**WHAT NEEDS TO BE DONE:**
Without the pictures, output the lines of the material from the very first through the one that holds "const tTickY = [894, 852, 792, 750, 703, 668, 638, 608];".

**GIVEN INFORMATION:**

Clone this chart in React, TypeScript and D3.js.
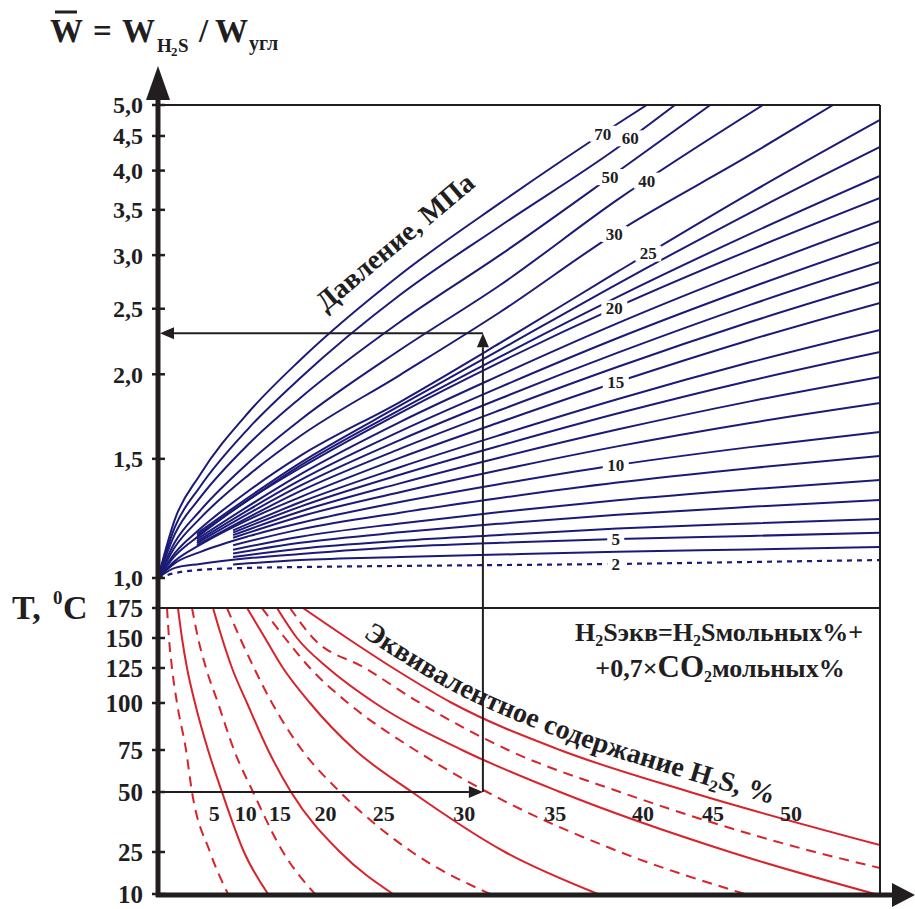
import React from "react";
import * as d3 from "d3";

// W = W_H2S / W_угл axis (log) and temperature axis
const wTicks = [1.0, 1.5, 2.0, 2.5, 3.0, 3.5, 4.0, 4.5, 5.0];
const tTicks = [10, 25, 50, 75, 100, 125, 150, 175];
const tTickY = [894, 852, 792, 750, 703, 668, 638, 608];

// pressure curves, MPa: points are [hidden x 0..100, W]
const pressures = [2, 4, 5, 6, 7, 8, 9, 10, 11, 12, 13, 14, 15, 16, 17, 18, 19, 20, 22, 24, 25, 30, 40, 50, 60, 70];
const pressureCurves: [number, number][][] = [
  [[0, 1], [2.35, 1.017], [5.8, 1.028], [12.7, 1.035], [19.7, 1.038], [33.5, 1.042], [47.4, 1.045], [63.6, 1.049], [82, 1.056], [100, 1.063]],
  [[10.4, 1.047], [19.7, 1.063], [33.5, 1.074], [47.4, 1.083], [63.6, 1.093], [82, 1.102], [100, 1.111]],
  [[0, 1], [2.35, 1.035], [5.8, 1.049], [12.7, 1.07], [19.7, 1.085], [33.5, 1.111], [47.4, 1.127], [63.6, 1.142], [82, 1.154], [100, 1.166]],
  [[10.4, 1.074], [19.7, 1.105], [33.5, 1.135], [47.4, 1.158], [63.6, 1.183], [82, 1.204], [100, 1.222]],
  [[10.4, 1.087], [19.7, 1.127], [33.5, 1.168], [47.4, 1.203], [63.6, 1.24], [82, 1.274], [100, 1.304]],
  [[10.4, 1.101], [19.7, 1.151], [33.5, 1.204], [47.4, 1.252], [63.6, 1.303], [82, 1.352], [100, 1.396]],
  [[10.4, 1.118], [19.7, 1.18], [33.5, 1.249], [47.4, 1.313], [63.6, 1.384], [82, 1.453], [100, 1.515]],
  [[0, 1], [2.35, 1.052], [5.8, 1.092], [12.7, 1.154], [19.7, 1.206], [33.5, 1.295], [47.4, 1.377], [63.6, 1.469], [82, 1.561], [100, 1.644]],
  [[10.4, 1.147], [19.7, 1.233], [33.5, 1.339], [47.4, 1.444], [63.6, 1.565], [82, 1.695], [100, 1.814]],
  [[10.4, 1.157], [19.7, 1.254], [33.5, 1.38], [47.4, 1.507], [63.6, 1.657], [82, 1.824], [100, 1.982]],
  [[10.4, 1.167], [19.7, 1.275], [33.5, 1.421], [47.4, 1.569], [63.6, 1.75], [82, 1.957], [100, 2.158]],
  [[10.4, 1.176], [19.7, 1.294], [33.5, 1.458], [47.4, 1.627], [63.6, 1.837], [82, 2.083], [100, 2.326]],
  [[0, 1], [2.35, 1.06], [5.8, 1.119], [12.7, 1.222], [19.7, 1.317], [33.5, 1.505], [47.4, 1.7], [63.6, 1.948], [82, 2.248], [100, 2.55]],
  [[5.4, 1.118], [19.7, 1.344], [33.5, 1.552], [47.4, 1.771], [63.6, 2.05], [82, 2.389], [100, 2.738]],
  [[5.4, 1.126], [19.7, 1.369], [33.5, 1.599], [47.4, 1.842], [63.6, 2.151], [82, 2.533], [100, 2.931]],
  [[5.4, 1.133], [19.7, 1.395], [33.5, 1.647], [47.4, 1.915], [63.6, 2.261], [82, 2.685], [100, 3.137]],
  [[5.4, 1.141], [19.7, 1.423], [33.5, 1.7], [47.4, 1.994], [63.6, 2.378], [82, 2.855], [100, 3.37]],
  [[0, 1], [2.35, 1.078], [5.8, 1.157], [12.7, 1.308], [19.7, 1.454], [33.5, 1.753], [47.4, 2.085], [63.6, 2.515], [82, 3.052], [100, 3.644]],
  [[5.4, 1.155], [19.7, 1.466], [33.5, 1.772], [47.4, 2.124], [63.6, 2.601], [82, 3.225], [100, 3.928]],
  [[5.4, 1.163], [19.7, 1.48], [33.5, 1.797], [47.4, 2.175], [63.6, 2.719], [82, 3.465], [100, 4.335]],
  [[0, 1], [2.35, 1.089], [5.8, 1.181], [12.7, 1.349], [19.7, 1.515], [33.5, 1.82], [47.4, 2.225], [63.6, 2.833], [82, 3.706], [100, 4.752]],
  [[0, 1], [2.35, 1.111], [5.8, 1.224], [12.7, 1.424], [19.7, 1.621], [33.5, 1.995], [47.4, 2.472], [63.6, 3.245], [82, 4.218], [93.5, 5]],
  [[0, 1], [2.35, 1.13], [5.8, 1.256], [12.7, 1.486], [19.7, 1.712], [33.5, 2.172], [47.4, 2.71], [63.6, 3.62], [83.8, 5]],
  [[0, 1], [2.35, 1.162], [5.8, 1.313], [12.7, 1.583], [19.7, 1.845], [33.5, 2.389], [47.4, 3.002], [63.6, 3.981], [76.5, 5]],
  [[0, 1], [2.35, 1.19], [5.8, 1.363], [12.7, 1.671], [19.7, 1.975], [33.5, 2.619], [47.4, 3.313], [63.6, 4.319], [71.6, 5]],
  [[0, 1], [2.35, 1.222], [5.8, 1.42], [12.7, 1.765], [19.7, 2.1], [33.5, 2.804], [47.4, 3.583], [63.6, 4.687], [67.7, 5]],
];
const pressureLabels = [2, 5, 10, 15, 20, 25, 30, 40, 50, 60, 70];
const pressureLabelU: Record<number, number> = { 2: 63.4, 5: 63.4, 10: 63.4, 15: 63.4, 20: 63.2, 25: 67.9, 30: 63.2, 40: 67.7, 50: 62.6, 60: 65.4, 70: 61.6 };

// equivalent H2S content, %: points are [hidden x 0..100, T °C]
const h2sLevels = [5, 10, 15, 20, 25, 30, 35, 40, 45, 50];
const h2sCurves: [number, number][][] = [
  [[1.25, 175], [1.52, 150], [1.94, 125], [2.63, 100], [3.88, 75], [4.71, 50], [7.2, 25], [9.7, 10]],
  [[2.77, 175], [3.32, 150], [4.02, 125], [5.12, 100], [6.93, 75], [8.86, 50], [11.91, 25], [15.24, 10]],
  [[4.71, 175], [5.54, 150], [6.65, 125], [8.31, 100], [10.53, 75], [13.16, 50], [17.31, 25], [21.75, 10]],
  [[7.62, 175], [8.86, 150], [10.25, 125], [12.33, 100], [15.24, 75], [18.42, 50], [25.21, 25], [32.55, 10]],
  [[9.56, 175], [11.36, 150], [13.3, 125], [15.79, 100], [19.94, 75], [25.21, 50], [35.18, 25], [45.98, 10]],
  [[12.33, 175], [14.82, 150], [17.31, 125], [21.05, 100], [27.29, 75], [35.18, 50], [48.06, 25], [60.94, 10]],
  [[14.4, 175], [17.59, 150], [21.05, 125], [26.32, 100], [35.6, 75], [45.57, 50], [63.99, 25], [81.3, 10]],
  [[16.48, 175], [19.25, 150], [23.55, 125], [30.06, 100], [42.11, 75], [55.68, 50], [79.22, 25], [99.31, 10]],
  [[18.28, 175], [21.47, 150], [28.67, 125], [36.29, 100], [48.48, 75], [63.99, 50], [91.0, 25], [100, 19.3]],
  [[20.08, 175], [26.18, 150], [32.55, 125], [40.72, 100], [55.68, 75], [73.68, 50], [100, 27.9]],
];

// worked example: T = 50 °C -> H2S line -> W
const exampleT = 50;
const exampleU = 45;
const exampleW = 2.3;

const BLUE = "#1c1a78";
const RED = "#d9232b";
const INK = "#221e1f";
const FONT = "'Liberation Serif', 'Times New Roman', serif";

const x = d3.scaleLinear().domain([0, 100]).range([158, 880]);
const yW = d3.scaleLog().domain([1, 5]).range([578, 105]);
const yT = d3.scaleLinear().domain(tTicks).range(tTickY);

const wLine = d3.line<[number, number]>().x(d => x(d[0])).y(d => yW(d[1])).curve(d3.curveMonotoneX);
const tLine = d3.line<[number, number]>().x(d => x(d[0])).y(d => yT(d[1])).curve(d3.curveMonotoneX);

function yAtU(pts: [number, number][], u: number) {
  for (let i = 0; i < pts.length - 1; i++) {
    const [u0, w0] = pts[i], [u1, w1] = pts[i + 1];
    if (u >= u0 && u <= u1) {
      const k = (u - u0) / (u1 - u0);
      return yW(w0) + k * (yW(w1) - yW(w0));
    }
  }
  return yW(pts[pts.length - 1][1]);
}

function xAtT(pts: [number, number][], t: number) {
  for (let i = 0; i < pts.length - 1; i++) {
    const [u0, t0] = pts[i], [u1, t1] = pts[i + 1];
    if (t <= t0 && t >= t1) {
      const k = (yT(t) - yT(t0)) / (yT(t1) - yT(t0));
      return x(u0) + k * (x(u1) - x(u0));
    }
  }
  return x(pts[pts.length - 1][0]);
}

const Arrow = ({ x1, y1, x2, y2, len = 14, half = 6 }: any) => {
  const a = Math.atan2(y2 - y1, x2 - x1);
  const bx = x2 - len * Math.cos(a), by = y2 - len * Math.sin(a);
  const px = -Math.sin(a) * half, py = Math.cos(a) * half;
  return (
    <g>
      <line x1={x1} y1={y1} x2={bx} y2={by} stroke={INK} strokeWidth={2} />
      <polygon points={`${x2},${y2} ${bx + px},${by + py} ${bx - px},${by - py}`} fill={INK} />
    </g>
  );
};

export default function App() {
  const x0 = x(0), x1 = x(100);
  const top = yW(5), mid = yT(175), bottom = 895;

  const textPathPts = h2sCurves[h2sCurves.length - 1].map(([u, t]) => [x(u), yT(t) - 12] as [number, number]);
  const textPathD = d3.line().curve(d3.curveMonotoneX)(textPathPts) || "";

  return (
    <svg width={915} height={909} style={{ position: "absolute", left: 0, top: 0, background: "#fff" }} fontFamily={FONT}>
      <defs>
        <clipPath id="upper"><rect x={x0} y={top} width={x1 - x0} height={mid - top} /></clipPath>
        <clipPath id="lower"><rect x={x0} y={mid} width={x1 - x0} height={bottom - mid} /></clipPath>
        <path id="h2sPath" d={textPathD} fill="none" />
      </defs>

      {/* H2S curves */}
      <g clipPath="url(#lower)">
        {h2sCurves.map((pts, i) => (
          <path key={i} d={tLine(pts) || ""} fill="none" stroke={RED} strokeWidth={2}
            strokeDasharray={h2sLevels[i] % 10 === 5 ? "10 7" : undefined} />
        ))}
      </g>

      {/* pressure curves */}
      <g clipPath="url(#upper)">
        {pressureCurves.map((pts, i) => (
          <path key={i} d={wLine(pts) || ""} fill="none" stroke={BLUE} strokeWidth={pressures[i] === 2 ? 2.2 : 2}
            strokeDasharray={pressures[i] === 2 ? "5 5" : undefined} />
        ))}
      </g>

      {/* pressure labels */}
      {pressureLabels.map(p => {
        const pts = pressureCurves[pressures.indexOf(p)];
        const u = pressureLabelU[p];
        const cx = x(u), cy = yAtU(pts, u);
        const w = String(p).length * 9 + 8;
        return (
          <g key={p}>
            <rect x={cx - w / 2} y={cy - 8} width={w} height={16} fill="#fff" />
            <text x={cx} y={cy} dy="0.35em" textAnchor="middle" fontSize={17} fontWeight="bold" fill={INK}>{p}</text>
          </g>
        );
      })}

      {/* H2S labels */}
      {h2sLevels.map((lv, i) => (
        <text key={lv} x={xAtT(h2sCurves[i], 40) + 15} y={813} dy="0.35em" textAnchor="middle"
          fontSize={22} fontWeight="bold" fill={INK}>{lv}</text>
      ))}

      {/* frame */}
      <line x1={x0} y1={top} x2={x1} y2={top} stroke={INK} strokeWidth={2} />
      <line x1={x1} y1={top} x2={x1} y2={bottom} stroke={INK} strokeWidth={2} />
      <line x1={x0} y1={mid} x2={x1} y2={mid} stroke={INK} strokeWidth={2} />

      {/* example path */}
      <Arrow x1={x0} y1={yT(exampleT)} x2={x(exampleU)} y2={yT(exampleT)} />
      <Arrow x1={x(exampleU)} y1={yT(exampleT)} x2={x(exampleU)} y2={yW(exampleW)} />
      <Arrow x1={x(exampleU)} y1={yW(exampleW)} x2={x0 + 2} y2={yW(exampleW)} />

      {/* axes */}
      <line x1={x0} y1={bottom + 2} x2={x0} y2={96} stroke={INK} strokeWidth={5} />
      <polygon points={`${x0},66 ${x0 - 12},100 ${x0 + 12},100`} fill={INK} />
      <line x1={x0 - 2} y1={bottom} x2={896} y2={bottom} stroke={INK} strokeWidth={5} />
      <polygon points={`915,${bottom} 892,${bottom - 12} 892,${bottom + 12}`} fill={INK} />

      {wTicks.map(w => (
        <g key={w}>
          <line x1={x0 - 6} x2={x0 + 7} y1={yW(w)} y2={yW(w)} stroke={INK} strokeWidth={2.5} />
          <text x={143} y={yW(w)} dy="0.35em" textAnchor="end" fontSize={24} fontWeight="bold" fill={INK}>
            {w.toFixed(1).replace(".", ",")}
          </text>
        </g>
      ))}
      {tTicks.map(t => (
        <g key={t}>
          {t !== 175 && <line x1={x0 - 6} x2={x0 + 7} y1={yT(t)} y2={yT(t)} stroke={INK} strokeWidth={2.5} />}
          <text x={143} y={yT(t)} dy="0.35em" textAnchor="end" fontSize={25} fontWeight="bold" fill={INK}>{t}</text>
        </g>
      ))}
      <line x1={x0 - 6} x2={x0} y1={mid} y2={mid} stroke={INK} strokeWidth={2.5} />

      {/* axis titles */}
      <g fontWeight="bold" fill={INK}>
        <text x={50} y={42} fontSize={33}>W</text>
        <line x1={55} x2={77} y1={12} y2={12} stroke={INK} strokeWidth={3} />
        <text x={93} y={42} fontSize={33}>=</text>
        <text x={122} y={42} fontSize={33}>W</text>
        <text x={157} y={52} fontSize={19}>H</text>
        <text x={171} y={56} fontSize={13}>2</text>
        <text x={178} y={52} fontSize={19}>S</text>
        <text x={199} y={42} fontSize={33}>/</text>
        <text x={215} y={42} fontSize={33}>W</text>
        <text x={249} y={50} fontSize={20}>угл</text>

        <text x={12} y={619} fontSize={34}>T,</text>
        <text x={53} y={604} fontSize={19}>0</text>
        <text x={63} y={619} fontSize={34}>C</text>
      </g>

      <text transform="translate(401,249) rotate(-40)" textAnchor="middle" fontSize={28} fontWeight="bold" fill={INK}>
        Давление, МПа
      </text>

      <text fontSize={28} fontWeight="bold" fill={INK}>
        <textPath href="#h2sPath" startOffset={72}>
          Эквивалентное содержание H<tspan fontSize={17} dy={5}>2</tspan><tspan dy={-5}>S, %</tspan>
        </textPath>
      </text>

      <g fontWeight="bold" fill={INK} textAnchor="middle">
        <text x={719} y={641} fontSize={26}>
          H<tspan fontSize={16} dy={5}>2</tspan><tspan dy={-5}>Sэкв=H</tspan><tspan fontSize={16} dy={5}>2</tspan><tspan dy={-5}>Sмольных%+</tspan>
        </text>
        <text x={720} y={677} fontSize={26}>
          +0,7×<tspan fontSize={31}>CO</tspan><tspan fontSize={16} dy={5}>2</tspan><tspan dy={-5}>мольных%</tspan>
        </text>
      </g>
    </svg>
  );
}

**RESULT:**
Clone this chart in React, TypeScript and D3.js.
import React from "react";
import * as d3 from "d3";

// W = W_H2S / W_угл axis (log) and temperature axis
const wTicks = [1.0, 1.5, 2.0, 2.5, 3.0, 3.5, 4.0, 4.5, 5.0];
const tTicks = [10, 25, 50, 75, 100, 125, 150, 175];
const tTickY = [894, 852, 792, 750, 703, 668, 638, 608];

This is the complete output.